JOB:
Would you return the run of lines that starts at the one with "Give me the" and ends at the one with "const [y0, y1] = y.range()", ends included, exactly as written and without the images?
=== WORKING DATA ===
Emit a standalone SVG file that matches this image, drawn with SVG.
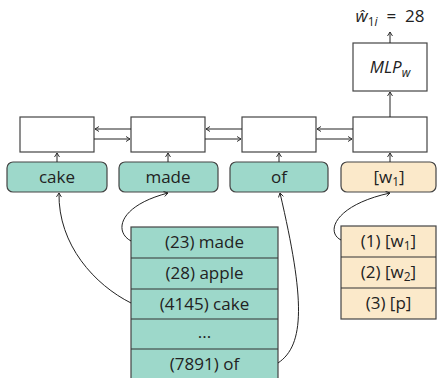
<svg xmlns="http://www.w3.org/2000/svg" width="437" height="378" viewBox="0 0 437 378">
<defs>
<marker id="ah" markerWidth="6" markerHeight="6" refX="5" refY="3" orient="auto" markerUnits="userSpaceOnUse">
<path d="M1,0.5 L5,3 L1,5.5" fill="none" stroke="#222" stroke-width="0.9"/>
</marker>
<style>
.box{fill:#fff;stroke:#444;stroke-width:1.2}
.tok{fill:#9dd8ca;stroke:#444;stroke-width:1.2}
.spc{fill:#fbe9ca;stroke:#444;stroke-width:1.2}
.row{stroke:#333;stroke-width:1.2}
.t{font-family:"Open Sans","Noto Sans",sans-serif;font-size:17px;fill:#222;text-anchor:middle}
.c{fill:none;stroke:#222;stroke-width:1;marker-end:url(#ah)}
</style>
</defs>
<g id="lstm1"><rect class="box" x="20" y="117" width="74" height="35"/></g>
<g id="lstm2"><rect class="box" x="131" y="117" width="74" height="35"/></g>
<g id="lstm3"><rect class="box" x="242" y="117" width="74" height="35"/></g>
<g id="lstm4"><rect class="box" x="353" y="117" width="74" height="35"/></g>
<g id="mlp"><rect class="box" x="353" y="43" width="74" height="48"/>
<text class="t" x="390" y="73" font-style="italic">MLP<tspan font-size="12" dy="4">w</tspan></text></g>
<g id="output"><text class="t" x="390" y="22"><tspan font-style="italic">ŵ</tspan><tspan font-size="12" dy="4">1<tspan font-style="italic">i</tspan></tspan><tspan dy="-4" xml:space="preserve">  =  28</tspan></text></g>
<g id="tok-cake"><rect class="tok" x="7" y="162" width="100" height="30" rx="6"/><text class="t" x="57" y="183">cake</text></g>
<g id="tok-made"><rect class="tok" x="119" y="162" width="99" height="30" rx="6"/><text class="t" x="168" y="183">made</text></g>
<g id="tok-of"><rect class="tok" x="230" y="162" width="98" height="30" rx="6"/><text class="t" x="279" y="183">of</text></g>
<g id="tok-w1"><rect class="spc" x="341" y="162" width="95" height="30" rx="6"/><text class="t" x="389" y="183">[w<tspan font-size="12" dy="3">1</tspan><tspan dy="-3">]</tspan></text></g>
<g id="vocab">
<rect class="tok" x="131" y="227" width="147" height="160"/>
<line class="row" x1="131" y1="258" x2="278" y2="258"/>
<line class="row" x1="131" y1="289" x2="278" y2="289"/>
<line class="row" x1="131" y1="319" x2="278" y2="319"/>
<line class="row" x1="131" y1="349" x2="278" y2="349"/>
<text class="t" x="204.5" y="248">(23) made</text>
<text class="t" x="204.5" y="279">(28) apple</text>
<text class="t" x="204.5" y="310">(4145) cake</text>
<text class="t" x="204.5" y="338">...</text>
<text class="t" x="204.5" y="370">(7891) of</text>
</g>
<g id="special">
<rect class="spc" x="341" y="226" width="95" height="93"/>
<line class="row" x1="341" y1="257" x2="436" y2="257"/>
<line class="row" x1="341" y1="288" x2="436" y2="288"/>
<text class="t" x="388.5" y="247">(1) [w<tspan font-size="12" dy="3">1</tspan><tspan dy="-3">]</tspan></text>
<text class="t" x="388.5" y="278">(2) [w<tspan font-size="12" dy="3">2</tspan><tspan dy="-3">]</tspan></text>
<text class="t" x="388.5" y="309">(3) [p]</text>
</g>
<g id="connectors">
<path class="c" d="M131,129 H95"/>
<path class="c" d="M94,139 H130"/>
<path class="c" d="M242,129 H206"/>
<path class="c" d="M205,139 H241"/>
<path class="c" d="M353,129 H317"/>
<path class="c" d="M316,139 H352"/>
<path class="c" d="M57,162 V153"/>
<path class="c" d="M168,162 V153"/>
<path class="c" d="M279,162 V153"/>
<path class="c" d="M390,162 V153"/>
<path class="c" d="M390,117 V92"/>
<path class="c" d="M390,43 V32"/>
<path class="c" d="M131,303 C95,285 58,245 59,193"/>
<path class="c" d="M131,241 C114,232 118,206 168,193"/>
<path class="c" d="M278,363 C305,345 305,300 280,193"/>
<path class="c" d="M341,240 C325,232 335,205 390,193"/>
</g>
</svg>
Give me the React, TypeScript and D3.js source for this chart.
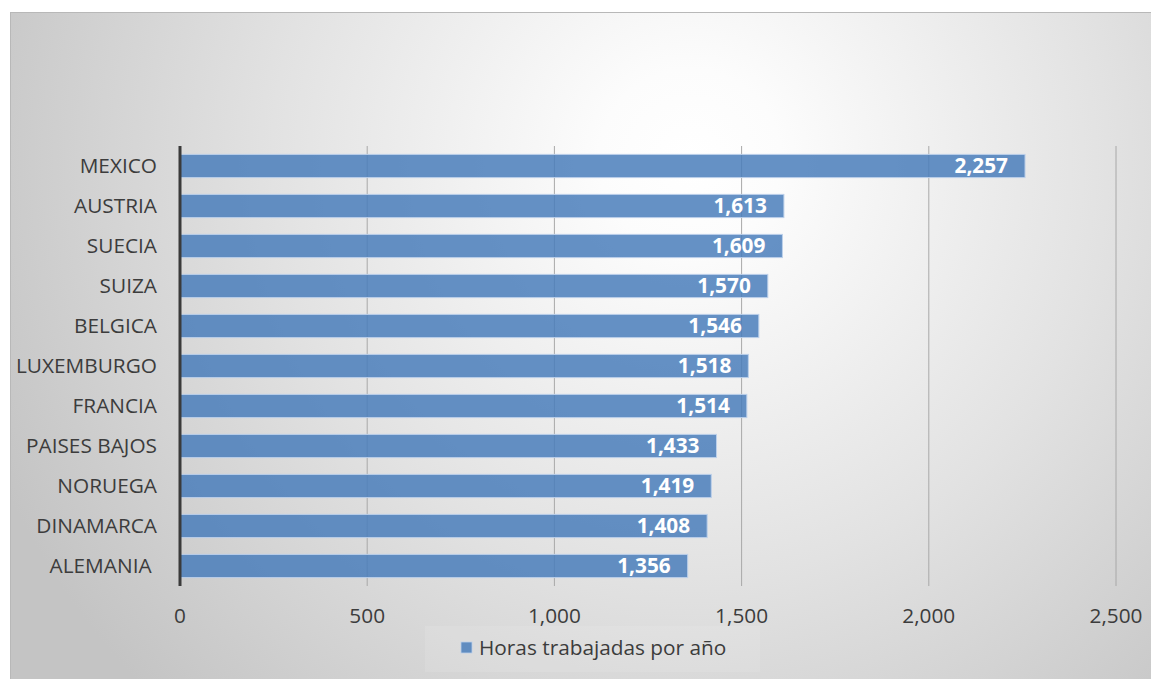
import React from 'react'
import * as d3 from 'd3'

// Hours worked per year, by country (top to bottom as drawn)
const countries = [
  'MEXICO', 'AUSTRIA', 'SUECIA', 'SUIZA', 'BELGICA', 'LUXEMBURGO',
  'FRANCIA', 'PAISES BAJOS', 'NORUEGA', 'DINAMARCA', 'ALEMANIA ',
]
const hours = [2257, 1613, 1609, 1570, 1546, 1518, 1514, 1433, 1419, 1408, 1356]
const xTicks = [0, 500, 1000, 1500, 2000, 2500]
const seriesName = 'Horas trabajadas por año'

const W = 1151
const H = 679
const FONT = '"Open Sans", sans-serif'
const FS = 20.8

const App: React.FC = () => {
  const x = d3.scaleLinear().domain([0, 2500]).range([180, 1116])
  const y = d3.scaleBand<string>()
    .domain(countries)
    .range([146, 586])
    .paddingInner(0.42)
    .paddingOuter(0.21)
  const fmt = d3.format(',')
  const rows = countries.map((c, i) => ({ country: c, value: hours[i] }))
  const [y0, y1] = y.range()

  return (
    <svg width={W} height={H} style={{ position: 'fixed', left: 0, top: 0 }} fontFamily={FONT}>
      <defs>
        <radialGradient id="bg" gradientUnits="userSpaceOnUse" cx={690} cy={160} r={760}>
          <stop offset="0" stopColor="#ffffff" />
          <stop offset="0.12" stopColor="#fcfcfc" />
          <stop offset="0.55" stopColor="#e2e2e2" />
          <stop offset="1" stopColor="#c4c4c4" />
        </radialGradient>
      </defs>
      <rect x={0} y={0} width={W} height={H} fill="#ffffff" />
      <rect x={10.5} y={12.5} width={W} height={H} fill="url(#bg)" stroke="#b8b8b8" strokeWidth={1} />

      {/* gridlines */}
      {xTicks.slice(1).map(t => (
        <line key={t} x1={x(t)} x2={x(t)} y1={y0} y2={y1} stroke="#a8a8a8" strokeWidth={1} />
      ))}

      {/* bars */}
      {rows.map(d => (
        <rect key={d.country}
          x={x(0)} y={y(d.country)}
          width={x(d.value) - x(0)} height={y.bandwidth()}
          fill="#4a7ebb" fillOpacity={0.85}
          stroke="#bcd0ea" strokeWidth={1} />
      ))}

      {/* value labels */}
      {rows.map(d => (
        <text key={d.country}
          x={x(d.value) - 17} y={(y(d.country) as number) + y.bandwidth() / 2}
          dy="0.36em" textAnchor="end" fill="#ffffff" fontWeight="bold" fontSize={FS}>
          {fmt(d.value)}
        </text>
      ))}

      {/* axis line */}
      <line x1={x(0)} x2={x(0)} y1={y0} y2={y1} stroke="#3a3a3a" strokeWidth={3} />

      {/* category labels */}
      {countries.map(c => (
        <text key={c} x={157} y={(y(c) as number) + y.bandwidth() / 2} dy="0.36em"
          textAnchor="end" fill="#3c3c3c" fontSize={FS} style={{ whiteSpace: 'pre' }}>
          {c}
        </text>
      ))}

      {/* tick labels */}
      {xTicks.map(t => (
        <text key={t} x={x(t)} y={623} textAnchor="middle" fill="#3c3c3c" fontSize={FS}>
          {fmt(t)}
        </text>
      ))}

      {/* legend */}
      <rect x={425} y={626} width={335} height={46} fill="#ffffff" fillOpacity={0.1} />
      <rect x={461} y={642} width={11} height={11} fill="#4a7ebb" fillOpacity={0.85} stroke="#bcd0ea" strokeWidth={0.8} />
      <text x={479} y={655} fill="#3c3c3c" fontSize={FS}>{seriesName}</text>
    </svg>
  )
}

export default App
===
REPLY:
Give me the React, TypeScript and D3.js source for this chart.
import React from 'react'
import * as d3 from 'd3'

// Hours worked per year, by country (top to bottom as drawn)
const countries = [
  'MEXICO', 'AUSTRIA', 'SUECIA', 'SUIZA', 'BELGICA', 'LUXEMBURGO',
  'FRANCIA', 'PAISES BAJOS', 'NORUEGA', 'DINAMARCA', 'ALEMANIA ',
]
const hours = [2257, 1613, 1609, 1570, 1546, 1518, 1514, 1433, 1419, 1408, 1356]
const xTicks = [0, 500, 1000, 1500, 2000, 2500]
const seriesName = 'Horas trabajadas por año'

const W = 1151
const H = 679
const FONT = '"Open Sans", sans-serif'
const FS = 20.8

const App: React.FC = () => {
  const x = d3.scaleLinear().domain([0, 2500]).range([180, 1116])
  const y = d3.scaleBand<string>()
    .domain(countries)
    .range([146, 586])
    .paddingInner(0.42)
    .paddingOuter(0.21)
  const fmt = d3.format(',')
  const rows = countries.map((c, i) => ({ country: c, value: hours[i] }))
  const [y0, y1] = y.range()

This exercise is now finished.